The campaign also made an appearance in Salman
Rushdie's novel, Midnight's Children.
An astonishing 6.2 million Indian men were sterilized
in just a year, which was "15 times the number of people sterilized by the
Nazis", according to science journalist Mara Hvistendahl. Two thousand men
died from botched operations.
"India has a dark history of state-sponsored
population control, often with eugenic aims - targeting the poor and underprivileged,"
Ms Hvistendahl told me. "The women's tragic deaths [in Chhattisgarh] show
that it still happens today."
Since family planning efforts began in the 1970s,
India has focused its population control efforts on women, even though, as
scientists say, sterilizations are easier to perform in men. "This may be
because women are deemed less likely to protest," says Ms Hvistendahl.
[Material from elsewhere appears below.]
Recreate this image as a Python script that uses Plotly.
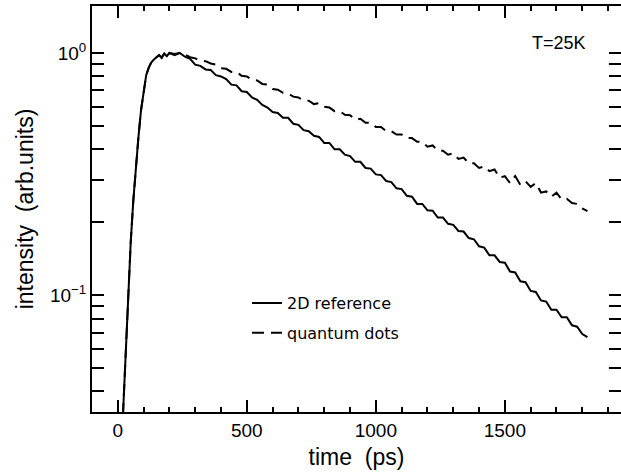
import plotly.graph_objects as go

# ---- data ----
time_ps = [20, 30, 40, 50, 60, 70, 80, 90, 100, 110, 120, 130, 140, 150, 160, 170, 180, 190, 200,
           220, 240, 260, 280, 300, 320, 340, 360, 380, 400, 420, 440, 460, 480, 500, 520, 540, 560,
           580, 600, 620, 640, 660, 680, 700, 720, 740, 760, 780, 800, 820, 840, 860, 880, 900, 920,
           940, 960, 980, 1000, 1020, 1040, 1060, 1080, 1100, 1120, 1140, 1160, 1180, 1200, 1220,
           1240, 1260, 1280, 1300, 1320, 1340, 1360, 1380, 1400, 1420, 1440, 1460, 1480, 1500, 1520,
           1540, 1560, 1580, 1600, 1620, 1640, 1660, 1680, 1700, 1720, 1740, 1760, 1780, 1800, 1820]

ref_2d = [0.032, 0.058, 0.10, 0.165, 0.245, 0.34, 0.45, 0.58, 0.70, 0.81, 0.87, 0.915, 0.94, 0.96,
          0.98, 0.955, 0.995, 0.97, 1.0,
          0.98, 1.0, 0.965, 0.945, 0.895, 0.885, 0.855, 0.85, 0.81, 0.80, 0.78, 0.74, 0.735, 0.695,
          0.69, 0.655, 0.64, 0.61, 0.595, 0.57, 0.565, 0.54, 0.54, 0.51, 0.505, 0.48, 0.475, 0.455,
          0.45, 0.425, 0.425, 0.40, 0.40, 0.38, 0.375, 0.355, 0.355, 0.335, 0.333, 0.315, 0.313,
          0.296, 0.293, 0.276, 0.274, 0.257, 0.255, 0.238, 0.238, 0.224, 0.223, 0.209, 0.209, 0.197,
          0.195, 0.184, 0.183, 0.172, 0.17, 0.159, 0.157, 0.146, 0.146, 0.137, 0.136, 0.125, 0.124,
          0.114, 0.113, 0.104, 0.103, 0.095, 0.094, 0.087, 0.087, 0.081, 0.081, 0.075, 0.074, 0.069,
          0.067]

quantum_dots = [0.032, 0.058, 0.10, 0.165, 0.245, 0.34, 0.45, 0.58, 0.70, 0.81, 0.87, 0.915, 0.94,
                0.96, 0.98, 0.955, 0.995, 0.97, 1.0,
                0.99, 1.0, 0.985, 0.96, 0.95, 0.93, 0.925, 0.905, 0.895, 0.865, 0.86, 0.835, 0.835,
                0.805, 0.80, 0.775, 0.77, 0.745, 0.74, 0.71, 0.705, 0.685, 0.68, 0.66, 0.655, 0.635,
                0.635, 0.615, 0.62, 0.60, 0.595, 0.575, 0.575, 0.555, 0.553, 0.53, 0.535, 0.515,
                0.515, 0.495, 0.495, 0.475, 0.475, 0.46, 0.46, 0.445, 0.445, 0.43, 0.43, 0.41, 0.415,
                0.395, 0.395, 0.38, 0.385, 0.365, 0.37, 0.35, 0.35, 0.335, 0.34, 0.325, 0.33, 0.305,
                0.31, 0.29, 0.31, 0.285, 0.295, 0.28, 0.29, 0.265, 0.268, 0.255, 0.265, 0.248, 0.25,
                0.24, 0.238, 0.228, 0.222]

labels = ["2D reference", "quantum dots"]
y_ticks = [0.1, 1.0]
y_ticktext = ["10<sup>\u22121</sup>", "10<sup>0</sup>"]
x_range = [-100, 1950]

fig = go.Figure()
fig.add_trace(go.Scatter(x=time_ps, y=ref_2d, mode="lines", name=labels[0],
                         legendgroup="a",
                         line=dict(color="black", width=2)))
fig.add_trace(go.Scatter(x=time_ps, y=quantum_dots, mode="lines", name=labels[1],
                         legendgroup="b",
                         line=dict(color="black", width=2, dash="12px,7px")))
# empty helper trace so the overlaid minor-tick x axis is drawn
fig.add_trace(go.Scatter(x=[], y=[], xaxis="x2", yaxis="y", mode="lines",
                         showlegend=False, hoverinfo="skip"))

axis_font = dict(family="Liberation Sans, Arial, sans-serif", size=19, color="black")

fig.update_layout(
    template="none",
    width=621, height=474,
    margin=dict(l=92, r=0, t=6, b=62, autoexpand=False),
    paper_bgcolor="white", plot_bgcolor="white",
    font=axis_font,
    showlegend=True,
    legend=dict(x=0.293, y=0.31, xanchor="left", yanchor="top",
                bgcolor="rgba(0,0,0,0)", traceorder="grouped", tracegroupgap=6,
                font=dict(family="DejaVu Sans, sans-serif", size=16, color="black"),
                itemwidth=30),
    annotations=[dict(text="T=25K", x=0.883, y=0.909, xref="paper", yref="paper",
                      xanchor="center", yanchor="middle",
                      showarrow=False, font=dict(family="Liberation Sans, Arial, sans-serif",
                                                  size=18, color="black"))],
    # secondary x axis only carrying the 100 ps minor ticks (bottom and top)
    xaxis2=dict(overlaying="x", side="bottom", anchor="y", range=x_range,
                tickmode="linear", tick0=0, dtick=100, ticks="inside", ticklen=5,
                tickwidth=1.5, tickcolor="black", showticklabels=False, showline=False,
                mirror="allticks", showgrid=False, zeroline=False, automargin=False),
)

fig.layout.xaxis.update(
    range=x_range, tickmode="linear", tick0=0, dtick=500, ticks="inside", ticklen=12,
    tickwidth=2, tickcolor="black", showline=True, linecolor="black", linewidth=2,
    mirror="allticks", showgrid=False, zeroline=False, automargin=False,
    title=dict(text="time\u00a0\u00a0(ps)", font=dict(size=23), standoff=9),
    tickfont=dict(size=19),
)
fig.update_yaxes(
    type="log", range=[-1.483, 0.194], tickmode="array", tickvals=y_ticks, ticktext=y_ticktext,
    ticks="inside", ticklen=12, tickwidth=2, tickcolor="black",
    showline=True, linecolor="black", linewidth=2, mirror="allticks",
    showgrid=False, zeroline=False, automargin=False,
    minor=dict(ticks="inside", dtick="D1", ticklen=8, tickwidth=1.5, tickcolor="black",
               showgrid=False),
    title=dict(text="intensity\u00a0\u00a0(arb.units)", font=dict(size=23), standoff=10),
    tickfont=dict(size=19),
)

fig.write_html("out.html", config={"displayModeBar": False},
               post_script="document.body.style.margin='0';")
India carried out nearly 4
million sterilisations during 2013-2014,
according to official figures. Less than 100,000 of these surgeries were done
on men. More
than 700 deaths were reported due to botched surgeries
between 2009 and 2012. There were 356 reported cases of complications arising
out of the surgeries.
Though the government has adopted a raft of measures
and standards for conducting safe sterilizations, an unseemly haste to meet
high state-mandated quotas has often led to botched operations and deaths.